8. Happiness Is a Warm Gun
This is ok. It’s not great, but I certainly wouldn’t skip it. End of side one.
9. Martha My Dear
Side two starts with McCartney trying to write a music hall style song. It really doesn’t work.
10. I’m So Tired
This is more like it. Lennon sings the blues. Brilliantly. I think my Lennon/McCartney bias is showing in this review.
The guitar on this is quite pretty. Still not a particularly interesting song though.
When I was 14 I loved this. Now I think it’s embarrassing. Hard to believe it was written by the same person as While My Guitar Gently Weeps.
13. Rocky Raccoon
14. Don’t Pass Me By
Ah… Ringo. This is pretty simplistic stuff. but I really like it.
15. Why Don’t We Do It in the Road?
Another one that I enjoyed a lot when I was about 14. Hate it now.
16. I Will
And finally McCartney proves that he can write something simple and effective. It’s not outstanding, but it works.
This is one of my favourite Lennon songs. I don’t understand why it’s so obscure. Hardly anyone seems to know it. End of side two.

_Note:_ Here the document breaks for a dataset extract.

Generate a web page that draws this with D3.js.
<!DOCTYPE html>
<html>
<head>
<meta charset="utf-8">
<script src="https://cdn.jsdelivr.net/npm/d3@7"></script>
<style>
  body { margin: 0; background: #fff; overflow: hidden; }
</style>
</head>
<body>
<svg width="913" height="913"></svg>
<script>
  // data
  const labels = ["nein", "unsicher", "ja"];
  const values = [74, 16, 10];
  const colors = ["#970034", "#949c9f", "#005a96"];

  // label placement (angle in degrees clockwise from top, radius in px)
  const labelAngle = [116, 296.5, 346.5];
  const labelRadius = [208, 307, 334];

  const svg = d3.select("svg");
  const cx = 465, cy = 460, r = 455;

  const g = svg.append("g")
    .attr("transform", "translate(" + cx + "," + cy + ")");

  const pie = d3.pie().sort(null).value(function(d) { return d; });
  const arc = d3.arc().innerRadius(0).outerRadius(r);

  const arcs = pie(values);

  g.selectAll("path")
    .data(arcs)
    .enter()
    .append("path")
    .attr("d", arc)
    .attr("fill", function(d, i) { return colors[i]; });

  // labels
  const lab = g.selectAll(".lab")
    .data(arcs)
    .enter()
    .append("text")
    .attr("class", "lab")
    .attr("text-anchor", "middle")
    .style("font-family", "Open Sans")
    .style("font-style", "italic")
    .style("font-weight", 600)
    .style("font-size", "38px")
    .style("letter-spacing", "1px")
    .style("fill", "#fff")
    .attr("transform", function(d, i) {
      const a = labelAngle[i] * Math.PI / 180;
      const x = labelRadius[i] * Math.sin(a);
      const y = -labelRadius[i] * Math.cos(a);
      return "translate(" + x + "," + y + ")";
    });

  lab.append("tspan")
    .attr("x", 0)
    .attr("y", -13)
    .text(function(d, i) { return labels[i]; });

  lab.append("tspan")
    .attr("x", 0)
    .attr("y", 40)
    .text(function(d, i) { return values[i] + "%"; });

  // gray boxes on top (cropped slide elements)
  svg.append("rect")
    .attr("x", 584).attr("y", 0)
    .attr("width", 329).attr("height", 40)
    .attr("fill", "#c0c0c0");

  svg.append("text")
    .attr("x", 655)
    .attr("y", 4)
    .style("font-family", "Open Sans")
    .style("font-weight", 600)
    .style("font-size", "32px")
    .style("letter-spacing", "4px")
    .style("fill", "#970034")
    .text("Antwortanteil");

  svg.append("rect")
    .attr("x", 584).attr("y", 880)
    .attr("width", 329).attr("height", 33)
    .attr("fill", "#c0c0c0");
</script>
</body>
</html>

A rock birthday song really shouldn’t work. And, yet, somehow it does.
19. Yer Blues
Love this too.
20. Mother Nature’s Son
Hate this one.
21. Everybody’s Got Something to Hide Except Me and My Monkey
Ambivalent about this one. It’s ok. Nothing special. Ridiculous lyrics.
22. Sexy Sadie
Originally entitled “Maharisha”, this is about Lennon’s disenchantment with Maharishi Mahesh Yogi. I quite like this, but it’s not one of his best.
23. Helter Skelter
Another of the album’s classic tracks. Surely everyone loves this. From the initial guitar thrash to Ringo’s “I’ve got blisters on my fingers” it’s brilliant. And, bizarrely, it’s a McCartney song.
24. Long, Long, Long
When I’m listening to these albums, there’s always at least one track I don’t remember. And this is it. I don’t remember it because it’s just average. It’s written by George Harrison and could be an obscure album track on any of his solo albums. End of side three.
25. Revolution 1
This is controversial. It’s the same song as the rockier version that was released as the b-side to Hey Jude – that’s the version that everyone knows. This is a mellower acoustic version that isn’t to everyone’s taste. I like both versions though. In my more “Che Guevara” periods I’ve spent hours discussing how, in this version, Lennon changes the line to “if you talk about destruction, don’t you know that you can count me out… in”.
26. Honey Pie
Another horrible McCartney effort.
27. Savoy Truffle
And this is another distinctly average song from Harrison. Whoever wrote a good song about a recipe? Oh, MacArthur Park, I suppose.
28. Cry Baby Cry
This is ok. Nothing special. Side four really isn’t very good.
29. Revolution 9
Why did Lennon think it was a good idea to submit an eight minute sound collage for inclusion on the album? Why did the other members of the band approve it? Perhaps they were short of material. I didn’t listen to this all the way through.
30. Good Night
No. This doesn’t really do it for me at all. Not a great way to end the album.
Not as good as I remember it. There’s actually a lot of filler there. But it does have half a dozen or songs that are as good as anything The Beatles recorded. Perhaps it would have been better as a single album.